Each line that holds the word "matplotlib" should be returned.

____

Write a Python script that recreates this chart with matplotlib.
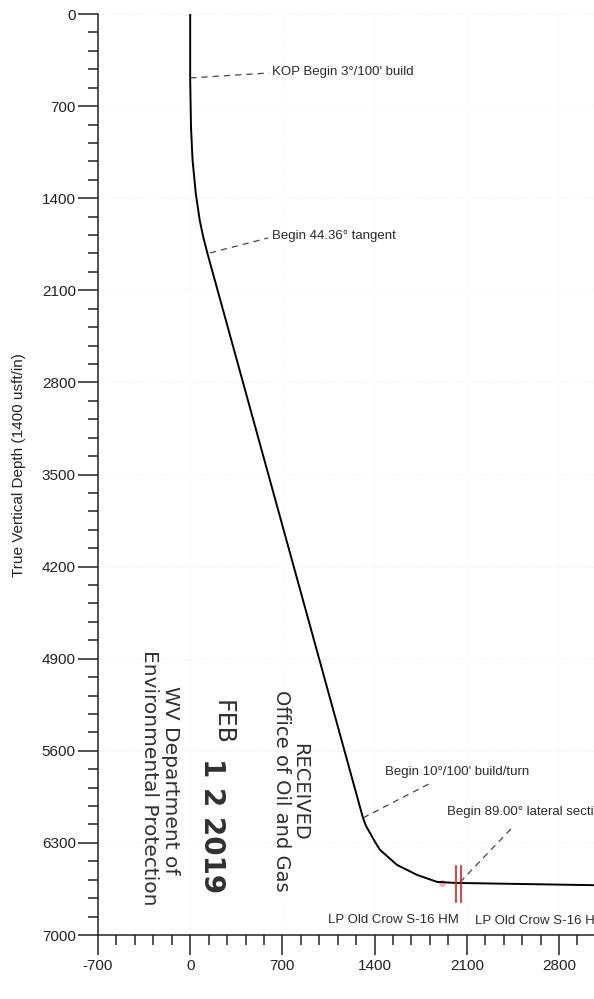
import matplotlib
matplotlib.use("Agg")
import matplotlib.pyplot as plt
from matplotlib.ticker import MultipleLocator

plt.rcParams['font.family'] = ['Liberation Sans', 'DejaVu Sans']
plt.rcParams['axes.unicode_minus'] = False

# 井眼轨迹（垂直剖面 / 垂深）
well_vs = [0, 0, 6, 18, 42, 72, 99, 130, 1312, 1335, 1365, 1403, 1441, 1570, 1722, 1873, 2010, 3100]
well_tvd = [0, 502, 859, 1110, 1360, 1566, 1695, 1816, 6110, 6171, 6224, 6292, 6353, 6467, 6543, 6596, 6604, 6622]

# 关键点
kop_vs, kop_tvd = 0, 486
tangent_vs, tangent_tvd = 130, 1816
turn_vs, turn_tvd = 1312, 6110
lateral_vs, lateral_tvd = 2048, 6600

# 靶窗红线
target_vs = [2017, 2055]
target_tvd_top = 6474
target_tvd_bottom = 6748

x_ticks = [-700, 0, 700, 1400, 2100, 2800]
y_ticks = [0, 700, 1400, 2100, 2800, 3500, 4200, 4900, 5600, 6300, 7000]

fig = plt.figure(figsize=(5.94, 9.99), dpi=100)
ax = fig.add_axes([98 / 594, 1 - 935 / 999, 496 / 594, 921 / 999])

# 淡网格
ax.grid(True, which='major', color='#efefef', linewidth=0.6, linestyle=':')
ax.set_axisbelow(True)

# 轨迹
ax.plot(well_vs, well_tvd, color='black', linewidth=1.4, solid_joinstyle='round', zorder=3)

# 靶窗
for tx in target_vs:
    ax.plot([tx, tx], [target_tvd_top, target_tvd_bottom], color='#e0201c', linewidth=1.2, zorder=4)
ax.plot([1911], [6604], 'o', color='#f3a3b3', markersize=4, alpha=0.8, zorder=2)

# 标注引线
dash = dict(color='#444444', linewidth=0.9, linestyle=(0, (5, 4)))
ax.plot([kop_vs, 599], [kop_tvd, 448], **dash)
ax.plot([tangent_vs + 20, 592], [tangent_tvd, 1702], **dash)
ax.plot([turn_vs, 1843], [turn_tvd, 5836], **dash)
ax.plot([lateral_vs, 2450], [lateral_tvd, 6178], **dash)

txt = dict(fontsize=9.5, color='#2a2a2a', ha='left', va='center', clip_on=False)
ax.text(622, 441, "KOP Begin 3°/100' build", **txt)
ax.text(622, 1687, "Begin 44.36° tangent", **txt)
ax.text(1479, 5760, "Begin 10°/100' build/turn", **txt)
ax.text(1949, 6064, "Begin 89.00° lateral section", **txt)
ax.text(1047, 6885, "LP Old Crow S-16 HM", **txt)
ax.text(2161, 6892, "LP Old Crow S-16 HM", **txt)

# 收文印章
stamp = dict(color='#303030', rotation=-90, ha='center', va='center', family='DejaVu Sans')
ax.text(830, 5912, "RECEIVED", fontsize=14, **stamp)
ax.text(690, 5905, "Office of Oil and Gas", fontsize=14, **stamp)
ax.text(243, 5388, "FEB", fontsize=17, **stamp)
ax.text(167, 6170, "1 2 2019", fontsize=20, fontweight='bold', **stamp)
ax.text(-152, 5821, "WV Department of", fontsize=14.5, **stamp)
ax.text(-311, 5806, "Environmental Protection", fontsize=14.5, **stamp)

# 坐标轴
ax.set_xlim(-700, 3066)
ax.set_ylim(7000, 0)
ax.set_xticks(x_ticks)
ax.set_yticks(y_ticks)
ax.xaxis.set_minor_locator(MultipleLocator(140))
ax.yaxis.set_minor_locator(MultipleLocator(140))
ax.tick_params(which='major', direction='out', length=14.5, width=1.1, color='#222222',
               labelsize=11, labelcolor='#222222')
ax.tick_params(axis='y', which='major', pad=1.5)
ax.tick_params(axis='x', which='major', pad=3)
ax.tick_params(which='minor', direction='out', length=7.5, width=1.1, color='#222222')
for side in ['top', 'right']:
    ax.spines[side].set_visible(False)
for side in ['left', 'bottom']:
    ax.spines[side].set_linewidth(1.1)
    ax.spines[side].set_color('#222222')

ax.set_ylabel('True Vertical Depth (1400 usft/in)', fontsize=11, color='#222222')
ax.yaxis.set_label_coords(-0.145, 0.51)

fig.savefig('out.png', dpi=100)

____

# [Complete output]
Write a Python script that recreates this chart with matplotlib.
import matplotlib
matplotlib.use("Agg")
import matplotlib.pyplot as plt
from matplotlib.ticker import MultipleLocator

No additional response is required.